Above the gurgle of the kettle boiling she could hear the trees creaking in the garden as the wind pushed them from side to side, and the door of the summerhouse rattling in its frame, and a plant pot that must have been blown over rolling around on the patio. She wasn’t about to go outside for any of them, and as she massaged her temples, trying to convince herself that she was a total idiot, she wished it would all stop. More than that, more than anything, she wished Josh were here. She’d go to sleep tonight, dreaming of his arms around her, keeping her safe, and she’d wake in the morning and he wouldn’t be there, just like all the other times she’d dreamed of him since his death, and her world would come crashing down around her, as always, at the awful realisation that she would never lie in his arms again.

He’d never tickle under her chin and tell her not to be daft, or push his fingers through her hair and tell her how he hated to see her cry, or hold her hand, or curl that reassuring arm at the small of her back, just close enough so she felt he’d catch her if she ever fell, or grin that silly grin they’d share when they were both thinking the same thing about a person or situation that was unkind to say out loud but still funny to both of them, or leave her little notes in the tea caddy before he went to work on an early shift, knowing she’d find it when she came downstairs for her breakfast. There would be no more flowers to say sorry for finishing later than he’d promised, no more uniform strewn across the floor when she’d woken to find he’d crawled into bed beside her at some point during the night… No more any of the many things she’d loved about their lives together.

No more Josh.

The sound of the kettle turning itself off snapped her out of the spiral of misery she was being dragged into. At least getting dry and warmed again would give her something to do to take her mind off how wretched she was feeling, so she busied herself making a hot drink and then went to find her hairdryer and a warm sweatshirt. She considered for a moment lighting a fire, but it was summer and it seemed a bit wasteful, and besides, she wasn’t entirely sure where all the things she’d need to light a fire were, only that the previous owner had left some for her, and so decided it would wait for another day.

It was gone eleven by the time she’d started to feel human again, and thoughts had turned to bed. Despite how it had ended, the day had been a good one. It had been productive and she’d learned a lot about her new home already. Her phone sat on the dressing table next to her as she took off her make-up and moisturised, and she almost jumped out of her chair when it began to ring with an unknown number. For a moment she thought about ignoring it, but the notion of it being someone in need was too much to shrug off. It might well be nothing at all – a scam, a poorly timed sales call from a foreign call centre, a wrong number – but it might also be someone who wanted her help.

‘Hello?’

‘Hi…’ The voice at the other end of the line was brisk. ‘Is that the nurse?’

Ottilie frowned. ‘Who is this? I haven’t actually started…Has something happened to someone?’

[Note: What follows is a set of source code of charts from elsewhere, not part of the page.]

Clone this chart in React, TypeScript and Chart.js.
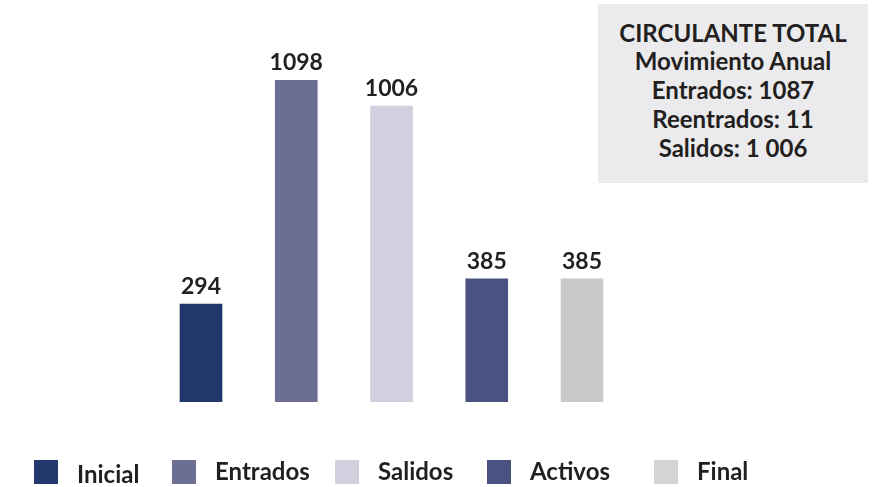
import React, { useEffect, useRef } from "react";
import { Chart, registerables } from "chart.js";

Chart.register(...registerables);

const categories = ["Inicial", "Entrados", "Salidos", "Activos", "Final"];
const values = [294, 1098, 1006, 385, 385];
const barColors = ["#22376B", "#6C6E94", "#D0D0DF", "#4A5282", "#C9C9C9"];
const legendColors = ["#22376B", "#6C6E94", "#D0D0DF", "#4A5282", "#D4D4D4"];
const summaryLines = [
  "CIRCULANTE TOTAL",
  "Movimiento Anual",
  "Entrados: 1087",
  "Reentrados: 11",
  "Salidos: 1 006",
];

const Y_MIN = -58;
const Y_MAX = 1200;

const FONT = "Lato, 'Open Sans', sans-serif";
const TEXT_COLOR = "#231F20";

// layout of the legend (x of each swatch, vertical offset of each label)
const legendBoxLeft = [34, 172, 335, 487, 654];
const legendTextTop = [462, 458.7, 458.7, 458.7, 458.7];

const labelPlugin = {
  id: "barValueLabels",
  afterDatasetsDraw(chart: any) {
    const ctx = chart.ctx;
    const meta = chart.getDatasetMeta(0);
    ctx.save();
    ctx.font = `bold 23px ${FONT}`;
    ctx.fillStyle = TEXT_COLOR;
    ctx.textAlign = "center";
    ctx.textBaseline = "alphabetic";
    meta.data.forEach((bar: any, i: number) => {
      ctx.fillText(String(values[i]), bar.x, bar.y - 10);
    });
    ctx.restore();
  },
};

export default function App() {
  const canvasRef = useRef<HTMLCanvasElement | null>(null);

  useEffect(() => {
    if (!canvasRef.current) return;
    const chart = new Chart(canvasRef.current, {
      type: "bar",
      data: {
        labels: categories,
        datasets: [
          {
            data: values,
            backgroundColor: barColors,
            borderWidth: 0,
            barThickness: 42,
            base: Y_MIN,
          } as any,
        ],
      },
      options: {
        responsive: false,
        animation: false,
        devicePixelRatio: 1,
        layout: {
          padding: { left: 153.375, right: 253.375, top: 52, bottom: 85 },
        },
        plugins: {
          legend: { display: false },
          tooltip: { enabled: false },
        },
        scales: {
          x: { display: false, offset: true, grid: { display: false } },
          y: {
            display: false,
            min: Y_MIN,
            max: Y_MAX,
            grid: { display: false },
          },
        },
      },
      plugins: [labelPlugin],
    });
    return () => chart.destroy();
  }, []);

  return (
    <div
      style={{
        position: "fixed",
        left: 0,
        top: 0,
        width: 883,
        height: 487,
        background: "#FFFFFF",
        overflow: "hidden",
        fontFamily: FONT,
      }}
    >
      <canvas
        ref={canvasRef}
        width={883}
        height={487}
        style={{ position: "absolute", left: 0, top: 0, width: 883, height: 487 }}
      />
      <div
        style={{
          position: "absolute",
          left: 598,
          top: 4,
          width: 270,
          height: 179,
          boxSizing: "border-box",
          paddingTop: 14.6,
          background: "#EBEBED",
          textAlign: "center",
          fontWeight: 700,
          fontSize: 24,
          lineHeight: "28.8px",
          color: TEXT_COLOR,
        }}
      >
        {summaryLines.map((line, i) => (
          <div key={i} style={{ whiteSpace: "nowrap" }}>
            {line}
          </div>
        ))}
      </div>
      {categories.map((cat, i) => (
        <React.Fragment key={cat}>
          <div
            style={{
              position: "absolute",
              left: legendBoxLeft[i],
              top: 460,
              width: 24,
              height: 24,
              background: legendColors[i],
            }}
          />
          <div
            style={{
              position: "absolute",
              left: legendBoxLeft[i] + 43,
              top: legendTextTop[i],
              fontWeight: 700,
              fontSize: 24,
              lineHeight: "24px",
              color: TEXT_COLOR,
              whiteSpace: "nowrap",
            }}
          >
            {cat}
          </div>
        </React.Fragment>
      ))}
    </div>
  );
}
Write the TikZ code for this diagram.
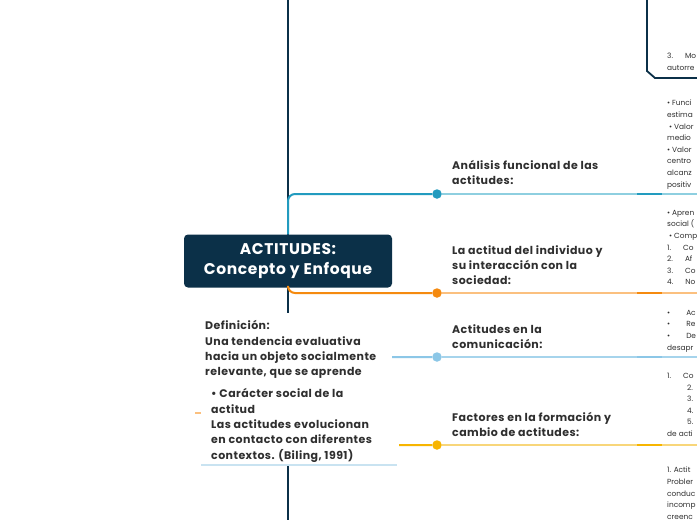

‘I’m Heath Reynolds. You’ve been treating my grandmother, Florence. She said I could ring you; she said if I had any questions about her condition, I could speak to you.’

Not only did he sound brisk, he sounded stressed. Still, it was a hell of a time to phone somebody just to ask about his grandmother’s funny turn, and Ottilie quickly decided that it was quite inconsiderate.

‘I wouldn’t go so far as to call it a condition but…’ Ottilie held back a sigh of impatience. ‘What do you need to know?’